Come fanno i blogger a fare soldi? Si potrebbe obiettare che i blogger tipicamente mettono tempo denari e fatica nella cura del loro sito senza aspettarsi una remunerazione. Ma il fatto di non avere introiti ora non significa che non ve ne saranno in futuro: anzi, una strategia che consiste nel diffondere contenuti gratis ora potrebbe anche servire per creare una base consistente di lettori affezionati, che in futuro potranno pagare o costituire una platea sufficientemente attrattiva per gli inserzionisti pubblicitari.
La questione principale è però un’altra: che la vita è crudele, e quasi automaticamente crea vertiginose disuguaglianze. La maggior parte della ricchezza è in mano a pochi individui, la maggior parte della popolazione vive in poche grandi cittò, la maggior parte dello spazio in valigia è occupato da pochi grandi oggetti. Si chiamano leggi di potenza e – per i più martelloni – qui trovate un interessante paper di Xavier Gabaix sull’argomento.
Le leggi di potenza si applicano anche alla distribuzione delle cliccate sui diversi blog, anche per quelli che stanno sotto lo stesso cappello. Qualcuno potrebbe ricordare che i blogger che scrivevano gratuitamente per l’Huffington Post chiesero un risarcimento di circa 100 milioni di dollari quando Arianna Huffington vendette il sito ad America OnLine (AOL): i blogger volevano farsi pagare ex post per le cliccate create dal loro gratuito lavoro di blogger. Si dà però il caso che un giudice dello stato di New York ha recentemente rigettato la loro causa: i blogger sapevano di scrivere gratis.
Supponiamo pure che i blogger debbano essere pagati per il loro contributo al valore dell’Huffington Post. Qui entrano esattamente in gioco le leggi di potenza di cui dicevo sopra: il famoso Nate Silver, che ha previsto con esattezza l’esito delle ultime elezioni presidenziali USA stato per stato, in questo pezzo mostra come innanzi tutto la maggior parte delle cliccate vada sugli articoli pagati e non sui blog. Quindi il contributo percentuale dei blogger al successo complessivo dell’Huffington Post è relativamente piccolo. Non solo: la distribuzione delle cliccate tra i diversi blog è molto diseguale, per cui la maggior parte dei blog ha pochissime cliccate e dunque vale poco.

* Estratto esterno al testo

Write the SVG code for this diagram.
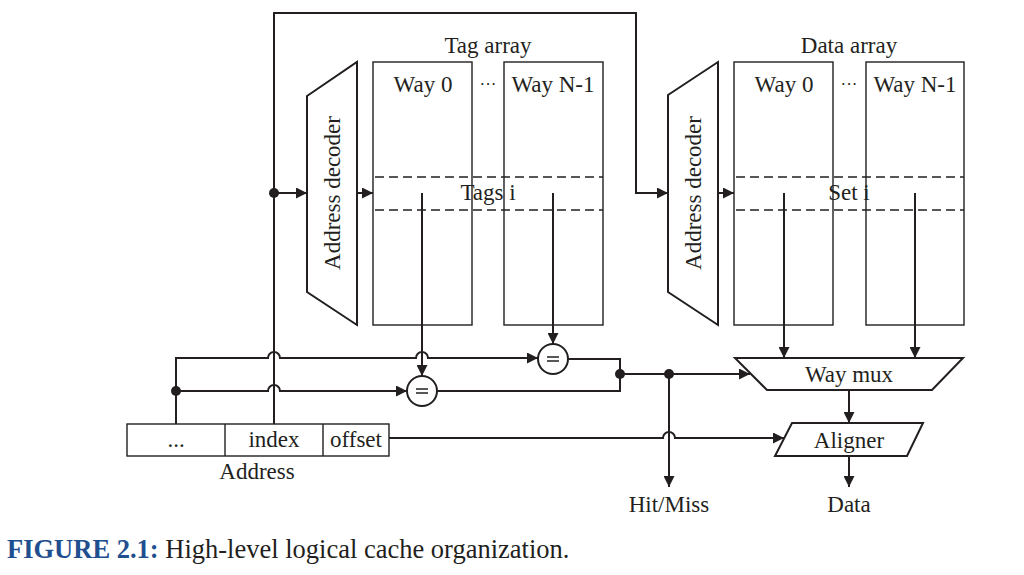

La torta di ricavi a disposizione di blogger competenti è dunque piccola? Il dato fondamentale non è la piccolezza della torta, ma il fatto che la maggior parte dei ricavi vanno o andranno alle superstar del mercato, ad esempio i blog economici come Freakonomics di Levitt e Dubner e Marginal Revolution di Cowen e Tabarrok. Che dire del caso italiano? Mi sembra importante l’elemento della carriera futura dei blogger, che si innesta con il tema per me nevralgico della gerontocrazia imperante a casa nostra. I blogger più bravi – ad esempio in tema economico – a mio parere sono molto più informati e scrivono molto meglio degli editorialisti della carta stampata, che sono comunque pagati di più e tipicamente sono più vecchi.
Ecco i ricavi aggiuntivi per i blogger più bravi: i direttori dei giornali potrebbero tranquillamente rottamare editorialisti vecchi e spompi e sostituirli con blogger svegli, meno cari degli editorialisti di cui sopra e capaci di scrivere con estrema naturalezza sia per il web che per la carta. Ho il tremendo sospetto che ciò, oltre a giusti ricavi aggiuntivi per i blogger, porterebbe profitti positivi per i giornali.